I don't understand how in 2014 things are still launching on iPhone first. At this point, Android accounts for over 80% of the smartphone market. They should be launching on Android first or at least both at the same time. From this point on, I am boycotting anything that launches on iPhone first.

1) If you boycott stuff for iPhone first, you're going to be boycotting a lot of stuff.

2) Developing for iOS is still typically described as easier than developing for Android. The App Store situation is still a pain, but making the app is easier.

3) iPhone owners have been repeatedly shown to be more willing to pay for apps and accessories. There's a reason the App Store rakes in so much more money than Google Play, in spite of the smaller market share.

Apple have 50% market share if you are just talking the US market, this device isn't going global anytime soon so it make sense to hit the largest user base first.

Also, this guy is an ex-Apple engineer so I'm sure he is much more comfortable developing for Apple devices.

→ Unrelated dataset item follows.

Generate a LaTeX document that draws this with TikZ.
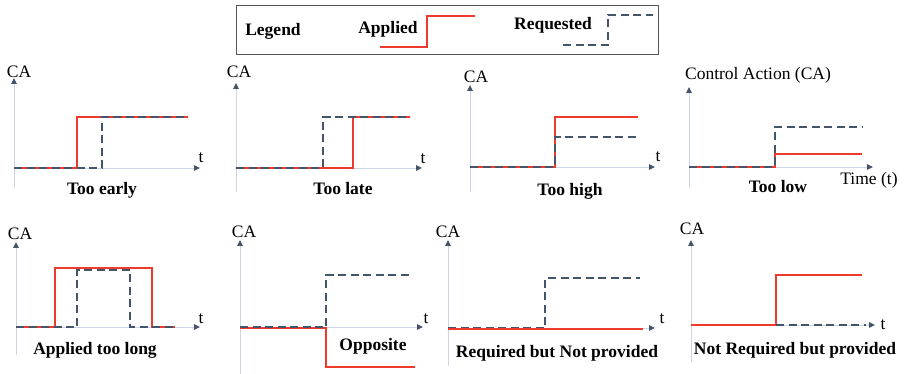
\documentclass[tikz,border=0pt]{standalone}
\usepackage{fontspec}
\setmainfont{Liberation Serif}
\usetikzlibrary{arrows.meta}
\definecolor{redc}{HTML}{EE3A2C}
\definecolor{bluec}{HTML}{44546A}
\definecolor{axisc}{HTML}{CDD5E4}
\definecolor{arrc}{HTML}{44546A}
\definecolor{boxc}{HTML}{555555}
\tikzset{
  ax/.style={draw=axisc, line width=0.9pt, -{Triangle[length=6pt,width=5.5pt,color=arrc]}},
  app/.style={draw=redc, line width=2.8pt},
  req/.style={draw=bluec, line width=2.8pt, dash pattern=on 8pt off 4.5pt},
  lab/.style={font=\bfseries\fontsize{17.5}{20}\selectfont, inner sep=0pt, anchor=base},
  axl/.style={font=\fontsize{17.5}{20}\selectfont, inner sep=0pt, anchor=base},
  legbox/.style={draw=boxc, line width=1.4pt}
}
\begin{document}
\begin{tikzpicture}[x=1pt,y=-1pt]
\useasboundingbox (0,0) rectangle (905,374);
% legend
\node[legbox, minimum width=422pt, minimum height=49pt, anchor=north west] (leg) at (236,5) {};
\node[lab] (legt) at (273,36) {Legend};
\node[lab] (appt) at (388,34) {Applied};
\node[lab] (reqt) at (553,30) {Requested};
\coordinate (la1) at (380,47); \coordinate (la2) at (427,47); \coordinate (la3) at (427,16); \coordinate (la4) at (475,16);
\draw[app] (la1) -- (la2) -- (la3) -- (la4);
\coordinate (lr1) at (563,45); \coordinate (lr2) at (608,45); \coordinate (lr3) at (608,15); \coordinate (lr4) at (653,15);
\draw[req] (lr1) -- (lr2) -- (lr3) -- (lr4);

% ---------- Panel 1: Too early
\coordinate (a1b) at (14,188); \coordinate (a1t) at (14,78); \coordinate (a1o) at (14,168); \coordinate (a1x) at (200,168);
\draw[ax] (a1b) -- (a1t);
\draw[ax] (a1o) -- (a1x);
\node[axl] (ca1) at (19,78) {CA};
\node[axl] (t1) at (201,163) {t};
\coordinate (r1a) at (14,168); \coordinate (r1b) at (77,168); \coordinate (r1c) at (77,117); \coordinate (r1d) at (188,117);
\draw[app] (r1a) -- (r1b) -- (r1c) -- (r1d);
\coordinate (b1a) at (14,168); \coordinate (b1b) at (102,168); \coordinate (b1c) at (102,117); \coordinate (b1d) at (188,117);
\draw[req] (b1a) -- (b1b) -- (b1c) -- (b1d);
\node[lab] (l1) at (102,195) {Too early};

% ---------- Panel 2: Too late
\coordinate (a2b) at (236,192); \coordinate (a2t) at (236,83); \coordinate (a2o) at (236,168); \coordinate (a2x) at (422,168);
\draw[ax] (a2b) -- (a2t);
\draw[ax] (a2o) -- (a2x);
\node[axl] (ca2) at (239,78) {CA};
\node[axl] (t2) at (423,164) {t};
\coordinate (r2a) at (236,168); \coordinate (r2b) at (353,168); \coordinate (r2c) at (353,117); \coordinate (r2d) at (410,117);
\draw[app] (r2a) -- (r2b) -- (r2c) -- (r2d);
\coordinate (b2a) at (236,168); \coordinate (b2b) at (323,168); \coordinate (b2c) at (323,117); \coordinate (b2d) at (410,117);
\draw[req] (b2a) -- (b2b) -- (b2c) -- (b2d);
\node[lab] (l2) at (343,195) {Too late};

% ---------- Panel 3: Too high
\coordinate (a3b) at (470,192); \coordinate (a3t) at (470,85); \coordinate (a3o) at (470,167); \coordinate (a3x) at (655,167);
\draw[ax] (a3b) -- (a3t);
\draw[ax] (a3o) -- (a3x);
\node[axl] (ca3) at (476,83) {CA};
\node[axl] (t3) at (658,162) {t};
\coordinate (r3a) at (470,167); \coordinate (r3b) at (555,167); \coordinate (r3c) at (555,117); \coordinate (r3d) at (638,117);
\draw[app] (r3a) -- (r3b) -- (r3c) -- (r3d);
\coordinate (b3a) at (470,167); \coordinate (b3b) at (555,167); \coordinate (b3c) at (555,137); \coordinate (b3d) at (638,137);
\draw[req] (b3a) -- (b3b) -- (b3c) -- (b3d);
\node[lab] (l3) at (570,196) {Too high};

% ---------- Panel 4: Too low
\coordinate (a4b) at (689,188); \coordinate (a4t) at (689,87); \coordinate (a4o) at (689,167); \coordinate (a4x) at (873,167);
\draw[ax] (a4b) -- (a4t);
\draw[ax] (a4o) -- (a4x);
\node[axl] (ca4) at (758,80) {Control Action (CA)};
\node[axl] (t4) at (869,185) {Time (t)};
\coordinate (r4a) at (689,167); \coordinate (r4b) at (775,167); \coordinate (r4c) at (775,154); \coordinate (r4d) at (862,154);
\draw[app] (r4a) -- (r4b) -- (r4c) -- (r4d);
\coordinate (b4a) at (689,167); \coordinate (b4b) at (775,167); \coordinate (b4c) at (775,127); \coordinate (b4d) at (862,127);
\draw[req] (b4a) -- (b4b) -- (b4c) -- (b4d);
\node[lab] (l4) at (778,193) {Too low};

% ---------- Panel 5: Applied too long
\coordinate (a5b) at (16,355); \coordinate (a5t) at (16,242); \coordinate (a5o) at (16,327); \coordinate (a5x) at (200,327);
\draw[ax] (a5b) -- (a5t);
\draw[ax] (a5o) -- (a5x);
\node[axl] (ca5) at (20,240) {CA};
\node[axl] (t5) at (201,323) {t};
\coordinate (r5a) at (22,327); \coordinate (r5b) at (55,327); \coordinate (r5c) at (55,268); \coordinate (r5d) at (152,268); \coordinate (r5e) at (152,327); \coordinate (r5f) at (175,327);
\draw[app] (r5a) -- (r5b) -- (r5c) -- (r5d) -- (r5e) -- (r5f);
\coordinate (b5a) at (16,327); \coordinate (b5b) at (77,327); \coordinate (b5c) at (77,270); \coordinate (b5d) at (130,270); \coordinate (b5e) at (130,327); \coordinate (b5f) at (175,327);
\draw[req] (b5a) -- (b5b) -- (b5c) -- (b5d) -- (b5e) -- (b5f);
\node[lab] (l5) at (95,354) {Applied too long};

% ---------- Panel 6: Opposite
\coordinate (a6b) at (240,374); \coordinate (a6t) at (240,240); \coordinate (a6o) at (240,327); \coordinate (a6x) at (423,327);
\draw[ax] (a6b) -- (a6t);
\draw[ax] (a6o) -- (a6x);
\node[axl] (ca6) at (244,237) {CA};
\node[axl] (t6) at (426,323) {t};
\coordinate (r6a) at (240,328); \coordinate (r6b) at (326,328); \coordinate (r6c) at (326,367); \coordinate (r6d) at (415,367);
\draw[app] (r6a) -- (r6b) -- (r6c) -- (r6d);
\coordinate (b6a) at (240,327); \coordinate (b6b) at (326,327); \coordinate (b6c) at (326,275); \coordinate (b6d) at (413,275);
\draw[req] (b6a) -- (b6b) -- (b6c) -- (b6d);
\node[lab] (l6) at (373,350) {Opposite};

% ---------- Panel 7: Required but Not provided
\coordinate (a7b) at (448,366); \coordinate (a7t) at (448,240); \coordinate (a7o) at (448,328); \coordinate (a7x) at (655,328);
\draw[ax] (a7b) -- (a7t);
\draw[ax] (a7o) -- (a7x);
\node[axl] (ca7) at (448,237) {CA};
\node[axl] (t7) at (662,323) {t};
\coordinate (b7a) at (448,328); \coordinate (b7b) at (545,328); \coordinate (b7c) at (545,278); \coordinate (b7d) at (640,278);
\draw[req] (b7a) -- (b7b) -- (b7c) -- (b7d);
\coordinate (r7a) at (448,329); \coordinate (r7b) at (643,329);
\draw[app] (r7a) -- (r7b);
\node[lab] (l7) at (557,357) {Required but Not provided};

% ---------- Panel 8: Not Required but provided
\coordinate (a8b) at (691,362); \coordinate (a8t) at (691,240); \coordinate (a8o) at (691,325); \coordinate (a8x) at (875,325);
\draw[ax] (a8b) -- (a8t);
\draw[ax] (a8o) -- (a8x);
\node[axl] (ca8) at (692,235) {CA};
\node[axl] (t8) at (883,329) {t};
\coordinate (r8a) at (691,325); \coordinate (r8b) at (776,325); \coordinate (r8c) at (776,275); \coordinate (r8d) at (862,275);
\draw[app] (r8a) -- (r8b) -- (r8c) -- (r8d);
\coordinate (b8a) at (776,325); \coordinate (b8b) at (866,325);
\draw[req] (b8a) -- (b8b);
\node[lab] (l8) at (795,354) {Not Required but provided};
\end{tikzpicture}
\end{document}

Waiting for more comments to come in so I can read other peoples opinion. I considered myself an athletic individual and this will be a great device at my disposal to track certain activities that I do. $59 sounds daring to purchase right now BUT knowing that I can''t use it till fall? That's sometime around August to September? And I know not everything will go smoothly so I expect delays in shipping and crappy app development for Android users. By then, there will be plenty of other companies that will release better fitness products, who knows.. And don't forget the Google conference in June, I'm sure they'll be announcing a lot of new products for 2014.

My TWO units just arrived. Not even useful as paperweights (they're too light) because they are presently iOS ONLY!

Unbelievable that in 2014, companies still don't get it.